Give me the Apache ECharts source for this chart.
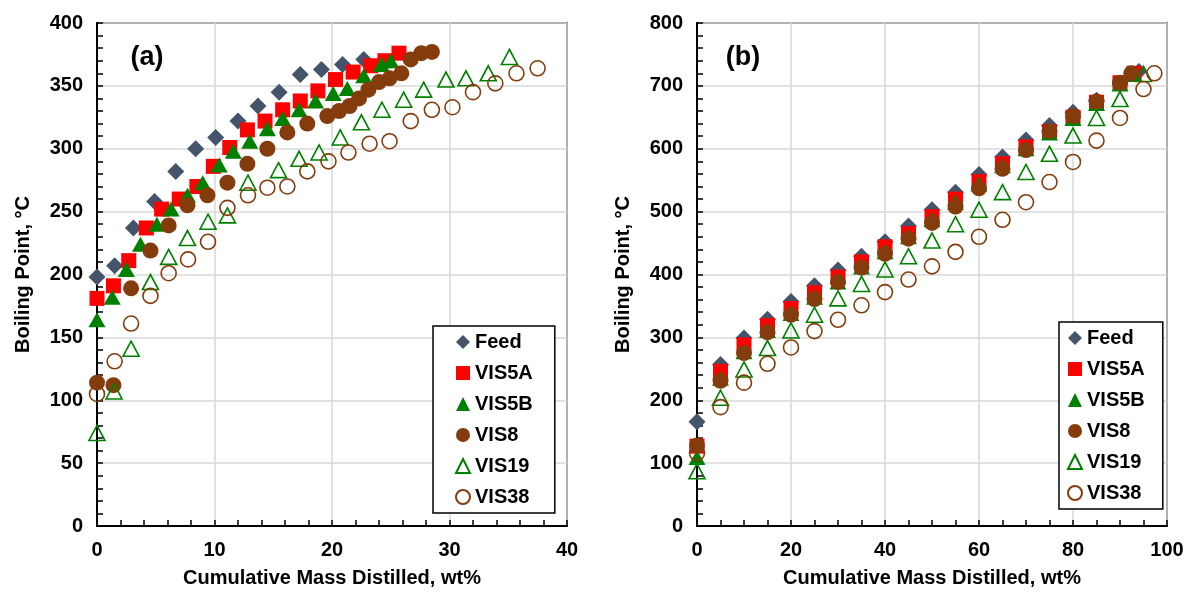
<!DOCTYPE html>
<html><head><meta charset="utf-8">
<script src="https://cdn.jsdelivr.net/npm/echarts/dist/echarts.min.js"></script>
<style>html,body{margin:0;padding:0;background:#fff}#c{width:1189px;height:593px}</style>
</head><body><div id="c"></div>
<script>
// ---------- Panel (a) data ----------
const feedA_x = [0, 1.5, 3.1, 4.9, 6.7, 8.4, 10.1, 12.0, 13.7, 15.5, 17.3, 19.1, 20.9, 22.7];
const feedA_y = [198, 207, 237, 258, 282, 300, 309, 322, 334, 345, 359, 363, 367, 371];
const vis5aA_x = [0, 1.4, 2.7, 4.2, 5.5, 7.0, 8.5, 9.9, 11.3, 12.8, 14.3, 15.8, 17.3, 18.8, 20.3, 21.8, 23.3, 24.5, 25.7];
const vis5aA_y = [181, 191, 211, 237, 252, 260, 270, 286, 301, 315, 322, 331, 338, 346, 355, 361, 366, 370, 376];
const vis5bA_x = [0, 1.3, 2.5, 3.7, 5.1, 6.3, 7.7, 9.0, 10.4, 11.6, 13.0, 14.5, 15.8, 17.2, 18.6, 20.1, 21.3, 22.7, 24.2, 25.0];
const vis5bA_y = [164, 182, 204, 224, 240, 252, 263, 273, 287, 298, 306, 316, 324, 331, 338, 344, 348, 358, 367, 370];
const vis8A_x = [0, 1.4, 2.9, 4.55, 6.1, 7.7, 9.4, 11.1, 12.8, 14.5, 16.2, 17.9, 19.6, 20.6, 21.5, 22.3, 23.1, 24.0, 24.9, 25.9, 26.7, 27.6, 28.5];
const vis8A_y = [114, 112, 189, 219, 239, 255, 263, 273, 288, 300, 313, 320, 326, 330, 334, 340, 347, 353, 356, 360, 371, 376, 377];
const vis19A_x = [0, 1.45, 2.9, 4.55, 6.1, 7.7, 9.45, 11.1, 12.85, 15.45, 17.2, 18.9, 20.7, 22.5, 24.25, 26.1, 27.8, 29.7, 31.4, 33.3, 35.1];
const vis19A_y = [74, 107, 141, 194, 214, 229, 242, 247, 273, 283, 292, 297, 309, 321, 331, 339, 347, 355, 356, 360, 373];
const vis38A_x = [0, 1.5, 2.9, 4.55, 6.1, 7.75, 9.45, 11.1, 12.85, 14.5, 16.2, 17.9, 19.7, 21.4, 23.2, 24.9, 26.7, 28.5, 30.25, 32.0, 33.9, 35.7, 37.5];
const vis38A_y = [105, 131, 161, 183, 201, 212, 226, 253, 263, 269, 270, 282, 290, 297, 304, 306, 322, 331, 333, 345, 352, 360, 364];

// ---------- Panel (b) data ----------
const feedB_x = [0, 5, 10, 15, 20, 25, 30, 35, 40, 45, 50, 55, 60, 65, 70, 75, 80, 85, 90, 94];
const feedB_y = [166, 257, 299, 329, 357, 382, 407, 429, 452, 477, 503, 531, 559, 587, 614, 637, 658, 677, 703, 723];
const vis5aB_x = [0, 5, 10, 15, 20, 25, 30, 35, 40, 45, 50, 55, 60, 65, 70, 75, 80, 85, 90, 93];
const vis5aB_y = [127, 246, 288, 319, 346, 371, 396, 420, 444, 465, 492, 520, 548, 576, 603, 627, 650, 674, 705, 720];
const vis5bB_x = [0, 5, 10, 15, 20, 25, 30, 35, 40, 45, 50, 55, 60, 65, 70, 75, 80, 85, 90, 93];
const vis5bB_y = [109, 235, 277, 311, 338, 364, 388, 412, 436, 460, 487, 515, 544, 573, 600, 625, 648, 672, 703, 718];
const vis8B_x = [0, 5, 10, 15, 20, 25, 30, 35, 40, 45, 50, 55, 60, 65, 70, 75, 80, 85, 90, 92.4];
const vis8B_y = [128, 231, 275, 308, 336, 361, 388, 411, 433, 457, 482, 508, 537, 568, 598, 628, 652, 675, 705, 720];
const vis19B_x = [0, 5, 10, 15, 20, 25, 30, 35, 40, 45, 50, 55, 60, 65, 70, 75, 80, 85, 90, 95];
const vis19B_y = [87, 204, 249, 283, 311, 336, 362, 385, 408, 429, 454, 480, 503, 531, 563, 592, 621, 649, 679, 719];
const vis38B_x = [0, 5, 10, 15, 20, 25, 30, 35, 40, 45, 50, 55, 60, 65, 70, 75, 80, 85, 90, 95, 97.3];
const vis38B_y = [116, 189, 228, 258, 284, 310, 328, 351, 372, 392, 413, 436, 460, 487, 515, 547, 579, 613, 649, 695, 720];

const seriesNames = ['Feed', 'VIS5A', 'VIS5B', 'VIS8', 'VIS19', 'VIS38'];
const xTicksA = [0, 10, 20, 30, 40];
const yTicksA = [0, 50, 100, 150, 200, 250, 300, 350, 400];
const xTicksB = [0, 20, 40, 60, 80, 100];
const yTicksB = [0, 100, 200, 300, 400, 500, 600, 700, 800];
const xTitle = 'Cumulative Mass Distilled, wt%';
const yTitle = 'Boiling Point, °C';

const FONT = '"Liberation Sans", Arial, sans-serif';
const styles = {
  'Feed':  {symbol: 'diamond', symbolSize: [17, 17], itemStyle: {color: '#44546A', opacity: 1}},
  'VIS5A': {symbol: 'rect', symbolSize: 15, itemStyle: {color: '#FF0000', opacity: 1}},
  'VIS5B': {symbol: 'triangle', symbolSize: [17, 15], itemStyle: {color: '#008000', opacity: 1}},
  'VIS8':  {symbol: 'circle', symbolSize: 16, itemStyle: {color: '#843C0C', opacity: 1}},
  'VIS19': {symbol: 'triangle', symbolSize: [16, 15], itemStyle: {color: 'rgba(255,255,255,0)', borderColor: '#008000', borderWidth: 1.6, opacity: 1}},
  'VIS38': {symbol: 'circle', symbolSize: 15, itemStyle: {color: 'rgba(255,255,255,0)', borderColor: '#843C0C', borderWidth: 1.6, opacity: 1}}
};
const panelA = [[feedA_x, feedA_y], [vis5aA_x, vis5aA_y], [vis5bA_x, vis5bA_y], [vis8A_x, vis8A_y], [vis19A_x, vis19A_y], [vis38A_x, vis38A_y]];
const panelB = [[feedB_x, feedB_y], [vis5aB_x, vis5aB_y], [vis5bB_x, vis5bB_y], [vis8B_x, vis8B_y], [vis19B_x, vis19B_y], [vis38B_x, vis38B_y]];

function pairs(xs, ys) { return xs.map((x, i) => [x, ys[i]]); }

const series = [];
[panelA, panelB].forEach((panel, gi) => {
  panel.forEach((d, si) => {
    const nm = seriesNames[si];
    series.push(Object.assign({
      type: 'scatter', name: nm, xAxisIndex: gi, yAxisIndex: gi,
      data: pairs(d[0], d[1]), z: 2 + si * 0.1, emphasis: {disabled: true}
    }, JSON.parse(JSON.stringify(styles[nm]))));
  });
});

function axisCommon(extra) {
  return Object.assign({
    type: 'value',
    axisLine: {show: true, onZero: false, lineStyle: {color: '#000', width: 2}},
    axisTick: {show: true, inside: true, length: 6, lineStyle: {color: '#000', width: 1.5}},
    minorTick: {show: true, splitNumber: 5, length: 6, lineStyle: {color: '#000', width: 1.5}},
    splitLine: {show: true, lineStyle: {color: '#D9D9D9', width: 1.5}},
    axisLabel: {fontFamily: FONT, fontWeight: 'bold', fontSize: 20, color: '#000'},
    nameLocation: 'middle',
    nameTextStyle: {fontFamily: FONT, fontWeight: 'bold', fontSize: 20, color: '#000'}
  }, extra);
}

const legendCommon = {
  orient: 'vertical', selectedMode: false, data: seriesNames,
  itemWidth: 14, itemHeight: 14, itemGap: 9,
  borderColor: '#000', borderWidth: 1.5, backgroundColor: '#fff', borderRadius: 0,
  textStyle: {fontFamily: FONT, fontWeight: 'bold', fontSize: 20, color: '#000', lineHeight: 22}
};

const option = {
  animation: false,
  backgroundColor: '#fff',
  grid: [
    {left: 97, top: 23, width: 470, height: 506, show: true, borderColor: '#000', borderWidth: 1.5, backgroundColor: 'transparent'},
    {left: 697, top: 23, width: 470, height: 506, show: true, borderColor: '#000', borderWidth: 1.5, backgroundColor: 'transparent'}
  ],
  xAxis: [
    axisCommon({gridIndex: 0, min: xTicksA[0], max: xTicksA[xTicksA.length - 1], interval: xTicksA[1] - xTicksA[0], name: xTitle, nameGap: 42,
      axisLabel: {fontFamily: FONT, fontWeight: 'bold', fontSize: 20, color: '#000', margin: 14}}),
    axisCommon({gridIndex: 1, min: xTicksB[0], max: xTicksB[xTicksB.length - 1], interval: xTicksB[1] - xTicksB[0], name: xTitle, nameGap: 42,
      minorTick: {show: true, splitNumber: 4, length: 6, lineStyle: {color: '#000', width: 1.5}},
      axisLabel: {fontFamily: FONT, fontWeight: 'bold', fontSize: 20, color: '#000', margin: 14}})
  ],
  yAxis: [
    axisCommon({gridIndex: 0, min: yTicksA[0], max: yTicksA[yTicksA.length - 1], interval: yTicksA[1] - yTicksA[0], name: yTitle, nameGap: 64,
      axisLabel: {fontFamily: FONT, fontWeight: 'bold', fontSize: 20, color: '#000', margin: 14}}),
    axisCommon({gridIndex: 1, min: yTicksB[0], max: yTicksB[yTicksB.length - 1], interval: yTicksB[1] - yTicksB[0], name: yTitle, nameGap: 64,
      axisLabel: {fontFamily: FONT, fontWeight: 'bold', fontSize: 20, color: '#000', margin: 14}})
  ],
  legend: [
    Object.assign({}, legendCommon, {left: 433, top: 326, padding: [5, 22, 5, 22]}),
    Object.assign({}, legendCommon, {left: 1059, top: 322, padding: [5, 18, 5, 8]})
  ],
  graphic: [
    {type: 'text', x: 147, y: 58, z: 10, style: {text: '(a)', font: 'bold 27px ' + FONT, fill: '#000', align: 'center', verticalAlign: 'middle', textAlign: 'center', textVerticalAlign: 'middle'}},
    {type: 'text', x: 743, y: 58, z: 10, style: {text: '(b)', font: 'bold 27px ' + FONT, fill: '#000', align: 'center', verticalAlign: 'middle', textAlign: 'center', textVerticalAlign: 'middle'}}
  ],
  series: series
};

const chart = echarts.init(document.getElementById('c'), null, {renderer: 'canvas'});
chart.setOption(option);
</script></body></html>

...

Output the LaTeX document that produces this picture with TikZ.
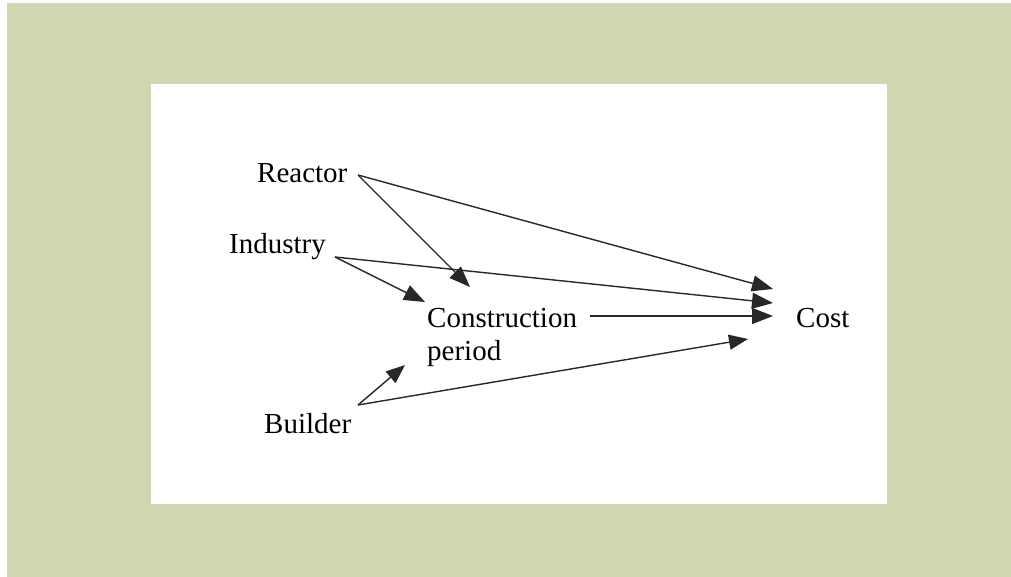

SET TASK: Reply with one number: the count of lines in the entries that include the word "this".

EXERCISE RESPONSE: 2